Tuesday, May 04, 2010

The Masons Arms, Battersea Park Road, SW8 4BT

Battersea is a bit short of everything really, it’s like a wasteland compared with North London. Since I moved here I’ve suddenly gone all middle aged. It’s all Sunday Roasts and Jazz territory. I do try and sound less negative but it creeps up on me.

Pub and bar density isn’t great, attempting a pub crawl would be a short but expensive exercise. Everywhere seems to look the same, in an eerily Stepford pub fashion. The Masons Arms is the prototype for this: a sizable bar and kitchen opposite Battersea Park train station with a gastropub menu and a small outside terrace. So far so good, but expensive, almost eye wateringly expensive in fact. It would seem they may not have realised that this isn’t the Kings Road. Averaging about £14 per main course is a little steep for pub food, even if it is slightly better than average pub food. Sausage and mash shouldn’t cost more than a tenner really now should it? Or have I just got a bit old?
They insist on charging the best part of £6 for a glass of wine. Soft drinks are pricey too.

Finance and budgetary concerns aside, it does have some good points. As a place to sit on giant sofas on a winters night by the fire and drink with friends the Masons scores well. The fish cakes are amongst the best pub fish cakes, I’m an experienced fish cake eater I should know. Occasionally on Friday night lots of people cram in (where they all come from I’ve quite figured out) and a DJ appears, it almost could be described as lively.

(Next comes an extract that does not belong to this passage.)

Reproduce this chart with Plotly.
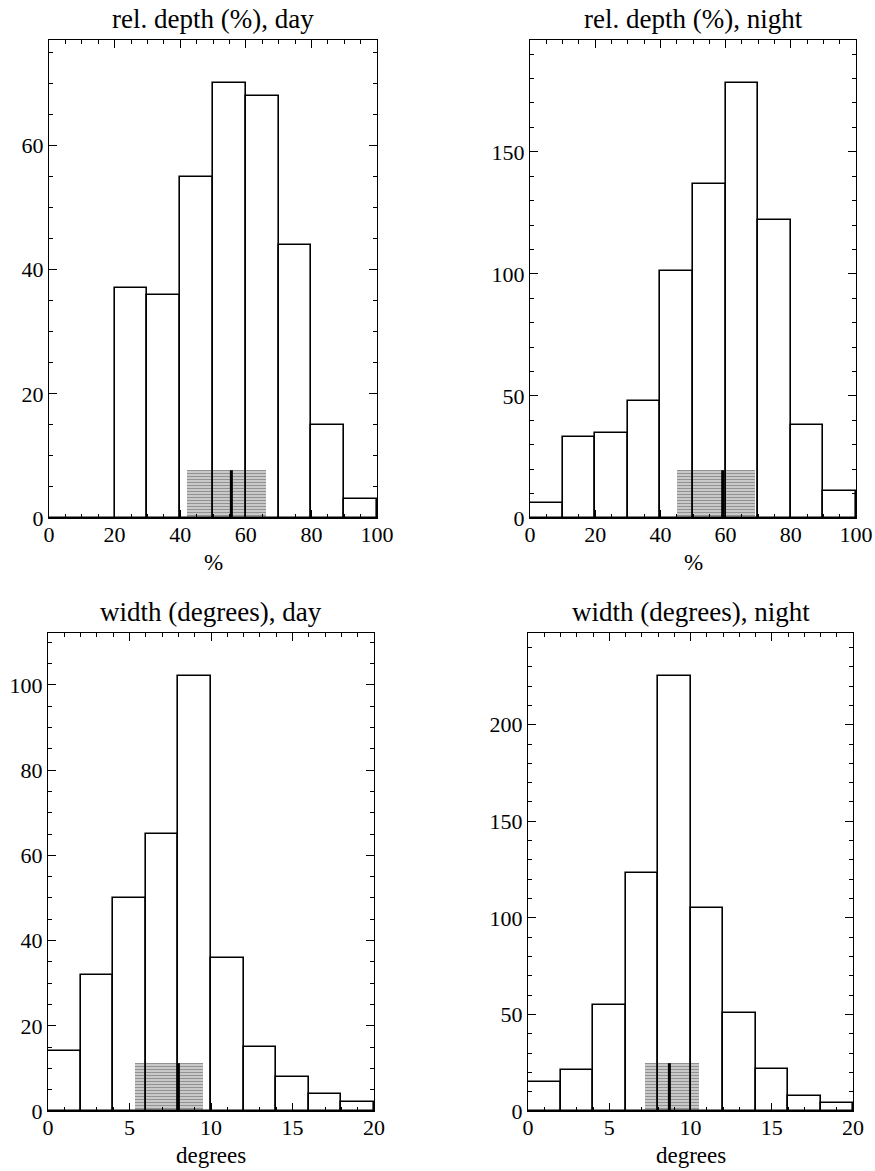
import plotly.graph_objects as go

# ---------------- data ----------------
depth_bin_left = [0, 10, 20, 30, 40, 50, 60, 70, 80, 90]
depth_bin_width = 10
depth_day_counts = [0, 0, 37, 36, 55, 70, 68, 44, 15, 3]
depth_night_counts = [6, 33, 35, 48, 101, 137, 178, 122, 38, 11]

width_bin_left = [0, 2, 4, 6, 8, 10, 12, 14, 16, 18]
width_bin_width = 2
width_day_counts = [14, 32, 50, 65, 102, 36, 15, 8, 4, 2]
width_night_counts = [15, 21, 55, 123, 225, 105, 51, 22, 8, 4]

# hatched box: low, high, centre line
depth_day_box = [42.0, 66.3, 55.6]
depth_night_box = [45.0, 69.1, 59.1]
width_day_box = [5.35, 9.5, 8.0]
width_night_box = [7.2, 10.5, 8.7]

panel_titles = ["rel. depth (%), day", "rel. depth (%), night",
                "width (degrees), day", "width (degrees), night"]
x_titles = ["%", "%", "degrees", "degrees"]
x_ranges = [[0, 100], [0, 100], [0, 20], [0, 20]]
x_dticks = [20, 20, 5, 5]
x_minor = [5, 5, 1, 1]
y_dticks = [20, 50, 20, 50]
y_minor = [5, 10, 5, 10]

panels = [
    (depth_bin_left, depth_bin_width, depth_day_counts, depth_day_box),
    (depth_bin_left, depth_bin_width, depth_night_counts, depth_night_box),
    (width_bin_left, width_bin_width, width_day_counts, width_day_box),
    (width_bin_left, width_bin_width, width_night_counts, width_night_box),
]

W, H = 875, 1171
# pixel geometry of the four plot areas: (left, right, top, bottom)
geom = [(49, 377, 40, 518), (530, 856, 40, 518),
        (48, 374, 633, 1111), (528, 853, 633, 1111)]

FONT = "Liberation Serif, Times New Roman, serif"

fig = go.Figure()
layout = {}
annotations = []

for i, ((lefts, bw, counts, box), (l, r, t, b)) in enumerate(zip(panels, geom)):
    n = i + 1
    xa = "x" if n == 1 else f"x{n}"
    ya = "y" if n == 1 else f"y{n}"
    centers = [v + bw / 2 for v in lefts]
    ymax = 1.1 * max(counts)
    boxh = 0.11 * max(counts)

    fig.add_trace(go.Bar(
        x=centers, y=counts, width=[bw] * len(counts),
        marker=dict(color="rgba(0,0,0,0)", line=dict(color="black", width=1.6)),
        xaxis=xa, yaxis=ya, showlegend=False, hoverinfo="x+y"))

    lo, hi, mid = box
    fig.add_trace(go.Bar(
        x=[(lo + hi) / 2], y=[boxh], width=[hi - lo],
        marker=dict(color="rgba(0,0,0,0)", line=dict(width=0),
                    pattern=dict(shape="-", size=3, solidity=0.67,
                                 fgcolor="black", bgcolor="rgba(0,0,0,0)")),
        opacity=0.85,
        xaxis=xa, yaxis=ya, showlegend=False, hoverinfo="skip"))

    fig.add_trace(go.Scatter(
        x=[mid, mid], y=[0, boxh], mode="lines",
        line=dict(color="black", width=3),
        xaxis=xa, yaxis=ya, showlegend=False, hoverinfo="skip"))

    xd = [l / W, r / W]
    yd = [(H - b) / H, (H - t) / H]
    common = dict(showline=True, linecolor="black", linewidth=1, mirror="allticks",
                  ticks="inside", ticklen=8, tickcolor="black", tickwidth=1,
                  showgrid=False, zeroline=False, automargin=False,
                  tickfont=dict(family=FONT, size=22, color="black"))
    layout["xaxis" if n == 1 else f"xaxis{n}"] = dict(
        domain=xd, anchor=ya, range=x_ranges[i], dtick=x_dticks[i], tick0=0,
        minor=dict(ticks="inside", dtick=x_minor[i], ticklen=4, tickcolor="black"),
        ticklabelstandoff=-3, **common)
    layout["yaxis" if n == 1 else f"yaxis{n}"] = dict(
        domain=yd, anchor=xa, range=[0, ymax], dtick=y_dticks[i], tick0=0,
        minor=dict(ticks="inside", dtick=y_minor[i], ticklen=4, tickcolor="black"),
        ticklabelstandoff=0, **common)

    annotations.append(dict(
        text=panel_titles[i], xref="paper", yref="paper",
        x=(l + r) / 2 / W, y=(H - t + 4) / H, xanchor="center", yanchor="bottom",
        showarrow=False, font=dict(family=FONT, size=27, color="black")))
    annotations.append(dict(
        text=x_titles[i], xref="paper", yref="paper",
        x=(l + r) / 2 / W, y=(H - b - 30) / H, xanchor="center", yanchor="top",
        showarrow=False, font=dict(family=FONT, size=23, color="black")))

fig.update_layout(
    width=W, height=H, margin=dict(l=0, r=0, t=0, b=0),
    paper_bgcolor="white", plot_bgcolor="white",
    barmode="overlay", bargap=0, annotations=annotations, **layout)

fig.write_html("out.html",
               config={"displayModeBar": False},
               post_script="document.body.style.margin='0';"
                           "document.body.style.overflow='hidden';")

But no, these are good things indeed, but hardly too much to ask for. It’s almost as if the licensing department at Wandsworth Council have a template which gets issued to any prospective landlord, “comply with this please or no go”. The Lighthouse, the Price Albert, The Prince of Wales etc etc. They are all the same. I can’t even remember which one is which.

There is a boring homogeneity in this part of London which I don’t see elsewhere. London is one of the most cosmopolitan cities in the world so why is this little patch of South London so uniform? Can we do something different soon please?

Saturday, May 01, 2010

Le Pot Lyonnais, Queenstown Road, Battersea SW11



Gorb has decided to come out of retirement. Life has moved on. I’ve done some travelling, changed jobs and moved south of the river. Mr Gorb is still around but I no longer care what he thinks of my spelling, such is life. Rest assured the photography will still be bad.

And so we begin.

Inspiration came from a bad trip to Le Pot Lyonnais. There had been many previous happy and pleasant trips to this little piece of France in Queenstown Road, Battersea. It exists in a void, there isn’t much to eat on Queenstown Road. When I moved to the area I clearly wasn’t thinking straight, however, make the best of what’s in front of you and proceed blindly on.

Le Pot Lyonnais is a French bistro, it’s even run and staffed by real French people, with a menu full of moules, steak baguettes and pomme frites and a wine list of well chosen French wines. There are battered sofas, marble tables and dark wood everywhere. The owner lounges about in Gallic fashion with his red wine and gauloise on the go. The whole place is rather relaxed and sort of Parisian without to much hard work.

We turned up on a Friday night and the waitress managed to throw a pint of larger over Mr Gorb, not just spilt a bit, she actually couldn’t have done better if she tried. Quite spectacular really. We remain relatively good humoured and she clears up, he runs home to change, probably a 20 minute mission. I ask them to hold our food, it appears anyway, I send it back. No one apologises or offers me a drink while I wait (I’ve already got one but that’s not the point). He reappears eventually but the food then takes 20 mins to reappear. We eat and ask for the bill, we pay and leave. Now, I wouldn’t want to seem overly precious but they might have made a bit of an effort, knocked something off the bill or thrown in a coffee or something.

I could blame it on the French and their attitudes. What surprised me most was I didn’t complain. Not a peep. At best, I might have given the impression of being slightly miffed which is rather unlike me. Perhaps I have been living amongst the English for too long. Perhaps it’s nothing to do with stereotypes and I should just not go there anymore.